Straightening nodes and planing down: Where there are nodes in the poles, there will also be kinks, and these must by straightened. Each node is heated with a heatgun to make it mouldable by hand. Gavin will then reinspect each strip with electronic calipers before planing down to the final measurements, checking that the taper is correct for every 5" of section. Once completed, the centre of the strips are typically ‘planed out’ to create a hollow section, which is what makes the action ultra-fast for a split cane rod – close to that of a modern carbon rod.

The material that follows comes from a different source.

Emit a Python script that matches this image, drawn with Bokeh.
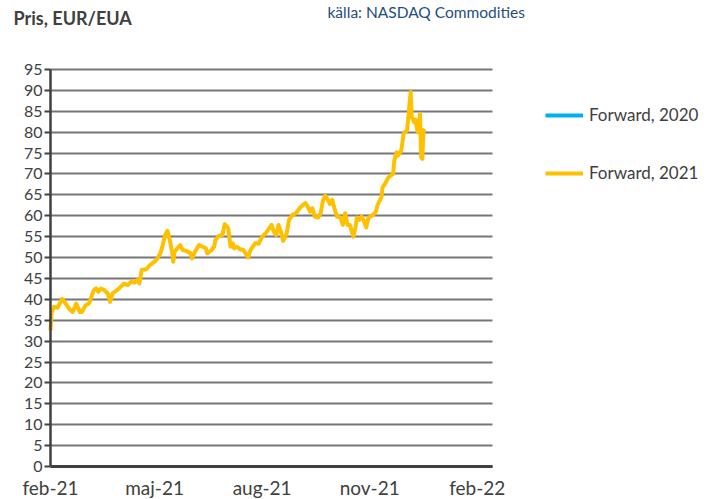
import pandas as pd
from bokeh.plotting import figure
from bokeh.models import (Range1d, FixedTicker, Legend, LegendItem, Label, ColumnDataSource)
from bokeh.embed import file_html
from bokeh.resources import INLINE

# ---- data ----
dates_2021 = [
    "2021-02-01", "2021-02-02", "2021-02-04", "2021-02-07", "2021-02-11", "2021-02-13",
    "2021-02-17", "2021-02-20", "2021-02-23", "2021-02-26", "2021-02-28", "2021-03-03",
    "2021-03-06", "2021-03-10", "2021-03-12", "2021-03-14", "2021-03-16", "2021-03-19",
    "2021-03-22", "2021-03-24", "2021-03-26", "2021-03-30", "2021-04-05", "2021-04-08",
    "2021-04-11", "2021-04-14", "2021-04-16", "2021-04-18", "2021-04-20", "2021-04-24",
    "2021-04-27", "2021-05-01", "2021-05-03", "2021-05-06", "2021-05-08", "2021-05-10",
    "2021-05-12", "2021-05-14", "2021-05-16", "2021-05-17", "2021-05-18", "2021-05-23",
    "2021-05-25", "2021-05-28", "2021-06-01", "2021-06-02", "2021-06-05", "2021-06-08",
    "2021-06-11", "2021-06-14", "2021-06-15", "2021-06-18", "2021-06-21", "2021-06-22",
    "2021-06-25", "2021-06-28", "2021-06-30", "2021-07-02", "2021-07-03", "2021-07-05",
    "2021-07-07", "2021-07-08", "2021-07-10", "2021-07-13", "2021-07-16", "2021-07-20",
    "2021-07-22", "2021-07-26", "2021-07-29", "2021-08-01", "2021-08-04", "2021-08-07",
    "2021-08-09", "2021-08-11", "2021-08-13", "2021-08-15", "2021-08-17", "2021-08-19",
    "2021-08-22", "2021-08-24", "2021-08-27", "2021-08-30", "2021-09-02", "2021-09-05",
    "2021-09-07", "2021-09-09", "2021-09-11", "2021-09-13", "2021-09-15", "2021-09-18",
    "2021-09-20", "2021-09-22", "2021-09-24", "2021-09-26", "2021-09-28", "2021-09-30",
    "2021-10-02", "2021-10-04", "2021-10-07", "2021-10-09", "2021-10-11", "2021-10-13",
    "2021-10-15", "2021-10-18", "2021-10-20", "2021-10-21", "2021-10-23", "2021-10-25",
    "2021-10-27", "2021-10-29", "2021-10-31", "2021-11-03", "2021-11-06", "2021-11-08",
    "2021-11-11", "2021-11-12", "2021-11-14", "2021-11-17", "2021-11-19", "2021-11-21",
    "2021-11-22", "2021-11-24", "2021-11-25", "2021-11-28", "2021-11-30", "2021-12-01",
    "2021-12-03", "2021-12-04", "2021-12-06", "2021-12-07", "2021-12-09", "2021-12-10",
    "2021-12-12", "2021-12-13", "2021-12-14", "2021-12-15", "2021-12-16", "2021-12-17",
    "2021-12-18",
]
values_2021 = [
    32.6, 37.0, 38.2, 38.0, 40.1, 39.4,
    37.7, 37.0, 39.0, 37.0, 37.0, 38.6,
    39.0, 42.2, 42.6, 41.8, 42.6, 42.2,
    41.4, 39.4, 41.4, 42.2, 43.8, 43.4,
    44.2, 44.0, 44.6, 43.8, 47.0, 47.2,
    48.2, 49.0, 49.6, 51.0, 53.0, 55.4,
    56.4, 54.2, 51.4, 49.0, 51.4, 53.0,
    51.8, 51.6, 51.0, 49.8, 51.6, 53.0,
    52.6, 52.2, 51.0, 51.6, 52.6, 54.2,
    55.2, 55.4, 58.0, 57.4, 57.0, 52.6,
    53.4, 52.2, 52.6, 52.0, 51.8, 50.0,
    51.8, 53.4, 53.3, 55.0, 55.8, 57.0,
    57.8, 56.2, 55.4, 57.8, 56.2, 54.0,
    55.8, 59.0, 60.2, 60.6, 61.8, 62.6,
    63.0, 62.2, 61.0, 61.8, 59.8, 59.6,
    60.6, 63.6, 64.8, 64.0, 62.8, 63.8,
    61.6, 59.8, 59.6, 57.8, 60.6, 57.8,
    57.8, 55.0, 57.5, 59.6, 59.0, 59.8,
    58.8, 57.2, 59.6, 60.0, 60.8, 62.8,
    64.4, 66.8, 67.6, 69.2, 69.6, 70.0,
    73.2, 75.2, 74.4, 75.6, 79.6, 80.0,
    80.4, 83.6, 89.6, 83.6, 82.4, 83.0,
    80.0, 82.0, 84.4, 74.0, 73.6, 80.4,
    80.8,
]
# the 2020 series has no visible values in the chart (legend entry only)
dates_2020 = ["2021-02-01"]
values_2020 = [float("nan")]

x_tick_dates = ["2021-02-01", "2021-05-01", "2021-08-01", "2021-11-01", "2022-02-01"]
x_tick_labels = ["feb-21", "maj-21", "aug-21", "nov-21", "feb-22"]
y_ticks = [0, 5, 10, 15, 20, 25, 30, 35, 40, 45, 50, 55, 60, 65, 70, 75, 80, 85, 90, 95]
x_start = "2021-02-01"
x_end = "2022-02-14"
y_min, y_max = 0, 95

title_text = "Pris, EUR/EUA"
source_text = "källa: NASDAQ Commodities"
series_names = ["Forward, 2020", "Forward, 2021"]
series_colors = ["#00B0F0", "#FFC000"]

# ---- layout (pixels) ----
W, H = 705, 499
PL, PR, PT, PB = 50, 492, 69, 466   # plot-area edges inside the canvas
FONT = "Lato"
TXT = "#404040"


def ms(d):
    return int(pd.Timestamp(d).value // 10**6)


x0, x1 = ms(x_start), ms(x_end)
kx = (x1 - x0) / (PR - PL)
ky = (y_max - y_min) / (PB - PT)

p = figure(width=W, height=H, x_axis_type="datetime",
           output_backend="svg", toolbar_location=None, title_location=None,
           x_range=Range1d(x0 - PL * kx, x1 + (W - PR) * kx),
           y_range=Range1d(y_min - (H - PB) * ky, y_max + PT * ky),
           frame_width=W, frame_height=H, min_border=0)
p.outline_line_color = None
p.background_fill_color = "white"
p.border_fill_color = "white"

src21 = ColumnDataSource(dict(x=pd.to_datetime(dates_2021), y=values_2021))
src20 = ColumnDataSource(dict(x=pd.to_datetime(dates_2020), y=values_2020))
r20 = p.line("x", "y", source=src20, line_color=series_colors[0], line_width=4)
r21 = p.line("x", "y", source=src21, line_color=series_colors[1], line_width=4,
             line_join="round")

# axes, pinned to the plot-area edges
xa, ya = p.xaxis[0], p.yaxis[0]
xa.fixed_location = y_min
xa.bounds = (x0, x1)
xa.ticker = FixedTicker(ticks=[ms(d) for d in x_tick_dates])
xa.major_label_overrides = {ms(d): lab for d, lab in zip(x_tick_dates, x_tick_labels)}
xa.major_tick_out = 0
xa.major_tick_in = 0
xa.minor_tick_out = 0
xa.minor_tick_in = 0
xa.axis_line_color = "#404040"
xa.axis_line_width = 3
xa.major_label_standoff = 9
xa.major_label_text_font_size = "19px"

ya.fixed_location = x0
ya.bounds = (y_min, y_max)
ya.ticker = FixedTicker(ticks=y_ticks)
ya.major_tick_out = 6
ya.major_tick_in = 0
ya.minor_tick_out = 0
ya.minor_tick_in = 0
ya.axis_line_color = "#404040"
ya.axis_line_width = 2.5
ya.major_tick_line_color = "#404040"
ya.major_tick_line_width = 2
ya.major_label_standoff = 2
ya.major_label_text_font_size = "16px"
for ax in (xa, ya):
    ax.major_label_text_font = FONT
    ax.major_label_text_color = TXT

p.xgrid.grid_line_color = None
p.ygrid.grid_line_color = "#767676"
p.ygrid.grid_line_width = 2
p.ygrid.bounds = (y_min, y_max)
p.ygrid.cross_bounds = (x0, x1)

# series legend, right of the plot area
legend = Legend(items=[LegendItem(label=series_names[0], renderers=[r20]),
                       LegendItem(label=series_names[1], renderers=[r21])],
                location=(545, H - 183), orientation="vertical",
                padding=0, margin=0, spacing=37,
                glyph_width=38, glyph_height=20, label_height=20,
                label_standoff=6,
                label_text_font=FONT, label_text_font_size="17px",
                label_text_color=TXT,
                border_line_color=None, background_fill_alpha=0)
p.add_layout(legend, "center")

# texts
p.add_layout(Label(x=13, y=H - 17, x_units="screen", y_units="screen",
                   text=title_text, text_font=FONT, text_font_size="18px",
                   text_font_style="bold", text_color=TXT,
                   text_baseline="alphabetic", text_align="left"))
p.add_layout(Label(x=327, y=H - 11.5, x_units="screen", y_units="screen",
                   text=source_text, text_font=FONT, text_font_size="15.5px",
                   text_color="#1F4E79",
                   text_baseline="alphabetic", text_align="left"))

open("out.html", "w").write(file_html(p, INLINE))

Gluing and binding: The next stage is to glue the strips together and bind them tightly with linen. The glue will harden in 24 hours, after which the linen can be removed and the excess glue scraped away with a razor blade. “The ‘blank’ is sanded down by hand with coarse to fine papers, finishing with 1,000-grit. After this, the surface will feel like glass,” said Gavin.
Adding ferrules: To add traditional metal ferrules, the section is turned on the lathe to create a cylindrical profile for a flush fit. The ferrule undergoes a little thinning on the lathe, too, as they are thick and cumbersome if used straight from the factory. These are then glued in place.
Rod rings: “Rod rings are then whipped to the rod using silk, and their distance mapped by a formula determined by the length and weight of the rod. I actually have a secret method of whipping the rings, which when varnished gives the appearance that there is only one turn of silk holding them on,” Gavin revealed. For a personal touch, he then writes the rod specifications, number and his signature in Indian ink on the butt section.
Varnishing: The rod is varnished in a long dipping tube. This is turned and drawn out of the tube very slowly to prevent bubbles, taking approximately 1 hour. It is then hung and left to dry for three months before the butt section is turned on the lathe to add the handle. One-inch pieces of cork are glued in place until it is the desired length. The cork is then turned on the lathe until it is the desired shape, e.g. cigar, straight-hand etc.
The reel seat: The final stage is to add the reel seat. Whilst Gavin can and does make his own reel seats for clients, he does offer a premium option, too. These are engraved in a beautiful, classic acanthus pattern by Joanne Ryall, one of the finest engravers in the world.
In man hours, the minimum completion time of one of Gavin’s bamboo rods is 120 hours, with many examples exceeding 200 hours. It is no surprise then that prices start at £800 – very little for a unique piece of useable art.
A full day of taking notes and keeping up with Gavin’s extreme pace of doing everything meant that I was at risk of getting RSI in my wrist. But after being offered the chance to try out one of his rods on a little chalkstream that runs underneath his mother-in-law’s home, the aches were forgotten sooner than you can say bamboo.
The sun was casting a warm glow as we pulled up besides the rushes, and by the time a line had been threaded through the rings I was quite excited.
We were using a 5wt, but it was so nimble you could feel the line gliding through the air with every flick, so unlike a rod made with modern materials. However, the timing of the cast was relatively similar to my own rods. And they are incredibly beautiful to look at, especially when paired with an antique reel.
“Whilst they are light and feel delicate, they are a lot stronger than one might think,” explained Gavin. “I have used them around the world and have caught trout, salmon, carp and even mahseer with them – fish of up to 10lb. And if one does break, more often than not it is relatively easy to fix.”
No, I wouldn’t trade in my carbon rods for a bamboo specimen for a morning on the reservoir or an afternoon of nymphing on the river, but I cannot think of a better way to fish the evening rise than with one of Gavin’s creations.